Following the footsteps of general retailers, FMCG, and telecom sectors, the retail banking industry all over the world is gradually shifting to more emotional content in its branding and communications. Some are even parting ways with the word “bank” in their name. The sharp contrast, suggested by this departure from the traditional way of positioning themselves in the market, indicates that banks are undergoing a certain evolution. Indeed, after experiencing the jolt of the international economic crisis, banks are eager to change. The level of heightened competition for loyal customer relationships is forcing the banks to look outside the box, even if it means adopting revolutionary methods and making drastic changes. There are enough examples, even in Russia, that offer a glimpse of the future.

As it concretely relates to banking brands and the style of customer-oriented communications, retail financial institutions will inevitably have to adjust in order to create an emotional appeal to a diverse group of customers. It will require them to properly recognize each customer segment and what drives and motivates customers in not just day-to-day life, but also long term. This means that banking brands and their positioning will need to shift towards a relationship-centric model that focuses on the benefits and outcomes gained by the customers due to the relationship with their choice provider of banking services.

Communication campaigns and literature, regardless of their type or form, will need to be fine-tuned to deliver a clear message to customers that banks actually can play a more substantial role in life than just offering this or that isolated product or service. As a result, the value proposition itself will change.

A proper brand construct should include a brand story, a personality, distinct attributes, a tone of voice, and a visual style that combine to form a unique brand identity. When talking about brands, I often make an analogy to a human. The brand is a live organism. It is not just a drawing on a piece of paper. It has a past, a present, and a future like any other live being. It has a certain attitude, and it appeals to a certain group of people who form a circle of friends that associate with it. Brands, just like people, can have friends (i.e. customers) of different backgrounds and social standings. But more importantly, these “friends” can find something in common in terms of their opinions, aspirations, and dreams. That is why friends like to hang out together; because they share a common interest and also because they help each other. And if that friendship is good and regularly rewards both sides with positive experiences, the relationship is likely to last for a long time.

All loyal friendships are based on a strong and trusting relationship that is forged during good times and bad. It certainly does not come overnight. And it most certainly does not originate from just one or two isolated instances of cooperation over a set term or within a certain deadline. That is why banks must eventually reform themselves and put away their product focus in order to develop loyal customer relationships. This kind of thinking must visibly manifest itself through brand and customer communications.

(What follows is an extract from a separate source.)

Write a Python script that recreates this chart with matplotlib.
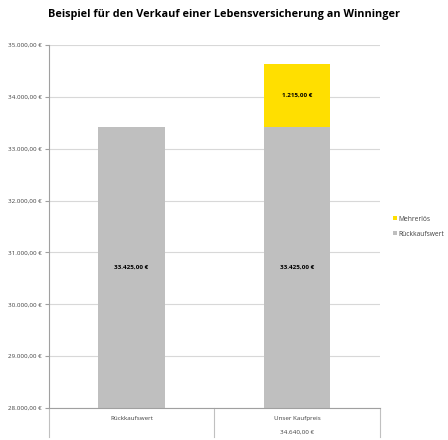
import matplotlib.pyplot as plt
import numpy as np

kategorien = ["Rückkaufswert", "Unser Kaufpreis"]
rueckkaufswert = [33425.00, 33425.00]
mehrerloes = [0, 1215.00]
summen = ["", "34.640,00 €"]
y_ticks = [28000, 29000, 30000, 31000, 32000, 33000, 34000, 35000]


def euro(v):
    s = f"{v:,.2f}"
    s = s.replace(",", "X").replace(".", ",").replace("X", ".")
    return s + " €"


plt.rcParams['font.family'] = ['Open Sans', 'DejaVu Sans']

fig = plt.figure(figsize=(4.48, 4.4), dpi=100)
ax = fig.add_axes([0.109, 0.0727, 0.739, 0.825])

x = np.arange(len(kategorien))
grau = "#BFBFBF"
gelb = "#FFDF00"
b1 = ax.bar(x, np.array(rueckkaufswert) - 28000, bottom=28000, width=0.4,
            color=grau, label="Rückkaufswert", zorder=2)
b2 = ax.bar(x[1:], mehrerloes[1:], bottom=rueckkaufswert[1], width=0.4,
            color=gelb, label="Mehrerlös", zorder=2)

# werte in die balken
for i in x:
    ax.text(i, (28000 + rueckkaufswert[i]) / 2, euro(rueckkaufswert[i]),
            ha="center", va="center", fontsize=4.5, fontweight="bold")
ax.text(1, rueckkaufswert[1] + mehrerloes[1] / 2, euro(mehrerloes[1]),
        ha="center", va="center", fontsize=4.5, fontweight="bold")

ax.set_xlim(-0.5, 1.5)
ax.set_ylim(28000, 35000)
ax.set_yticks(y_ticks)
ax.set_yticklabels([euro(v) for v in y_ticks], fontsize=4.5, color="#404040")
ax.yaxis.grid(True, color="#D8D8D8", linewidth=0.8, zorder=0)
ax.tick_params(axis="y", length=3, color="#A0A0A0", pad=2)
ax.tick_params(axis="x", length=0)
ax.set_xticks([])
for s in ["top", "right"]:
    ax.spines[s].set_visible(False)
ax.spines["left"].set_color("#A0A0A0")
ax.spines["bottom"].set_color("#A0A0A0")

# tabelle unter der achse
for xs in [-0.5, 0.5, 1.5]:
    ax.plot([xs, xs], [28000, 27450], color="#C0C0C0", linewidth=0.8,
            clip_on=False)
for i in x:
    ax.text(i, 27800, kategorien[i], ha="center", va="center", fontsize=4.5,
            color="#404040")
    ax.text(i, 27530, summen[i], ha="center", va="center", fontsize=4.5,
            color="#404040")

handles = [b2, b1]
ax.legend(handles, ["Mehrerlös", "Rückkaufswert"], loc="center left",
          bbox_to_anchor=(1.02, 0.5), frameon=False, fontsize=4.8,
          handlelength=0.6, handleheight=0.6, handletextpad=0.3,
          labelspacing=1.2, labelcolor="#404040")

fig.text(0.5, 0.968,
         "Beispiel für den Verkauf einer Lebensversicherung an Winninger",
         ha="center", va="center", fontsize=7.8, fontweight="bold")

fig.savefig("out.png", dpi=100, facecolor="white")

Furthermore, a truly successful relationship must play a genuine and relevant role in each partner’s life. Therefore, each contact or an event where the two sides come to meet should be meaningful. If one side solicits the other on a regular basis with useless or irrelevant information, the other side will naturally grow distant and distracted up to a point where that relationship may deteriorate and wither. To approach this challenge, companies should carefully construct and integrate internal functions to support the brand organism and use effective communications to promote the relationships with all of its many “friends”, regardless of their size, shape, and gender.

In addition, since we are talking about building loyal customer relationships, the banks will need to pay much more attention to post-purchase communications. Presently, too much attention is given to attracting new customers and driving sales, as opposed to retaining customers and expanding their already existing relationships to create more attachment. For that purpose, I think the future methods of communication will tend to be more targeted and use an even greater variety of delivery methods, especially digital communications.

The internal organizational structure that would support the future approach will have to be more sensitive to customer segments. Essentially, as the supporting functions for the overall “retail” business line, the appropriate departments will begin to adopt a segmented model, whereby their work deliverables will have to correspond to respective customer segments (as indicated in the above illustration).

Obviously, purely cosmetic changes alone, through graphic rebranding or refreshment, often witnessed in a form of new logotypes, color schemes, photographic images, and various other design elements, will remain just that: cosmetic changes. In other words, putting a new sticker on the same old car is not going to make it more comfortable to drive. Personally, I find the “lipstick on a pig” analogy more amusing. While it is funny, it is also absolutely true. Too often we see companies apply lipstick to cover up what, in essence, has still not changed. As Steve Jobs once famously said, “Some people think design means how it looks. But of course, if you dig deeper, it’s really how it works.”

In the near future, retail banks will have to learn to be as agile and open-minded as their peers in other retail sectors. I would like to particularly mention the telecom industry as just one example, because they seem to be much more “in tune” with consumers.

Telecoms tend to have a massive and, at the same time, very diverse customer base. To be successful, they have to appeal to each segment in a different way. They constantly innovate, adjust their offering, introduce various perks and rewards, use modern and sophisticated technologies, and generate some of the most creative campaigns. They are just constantly on the move. It is the nature of their business, especially given the ease with which customers can switch from one provider to the next. So, the fun never stops for the telecom companies. Nevertheless, in terms of brand management and the style of their communications, I would venture to say that telecom companies are way ahead of their retail banking colleagues who share many similar challenges.

While I do not expect most of the retail banks in Russia to transform overnight, I believe a few prime candidates will drive change and force others to follow. Today, we already see clear signs that the market is ripe for change and that customers are more than ready to receive it.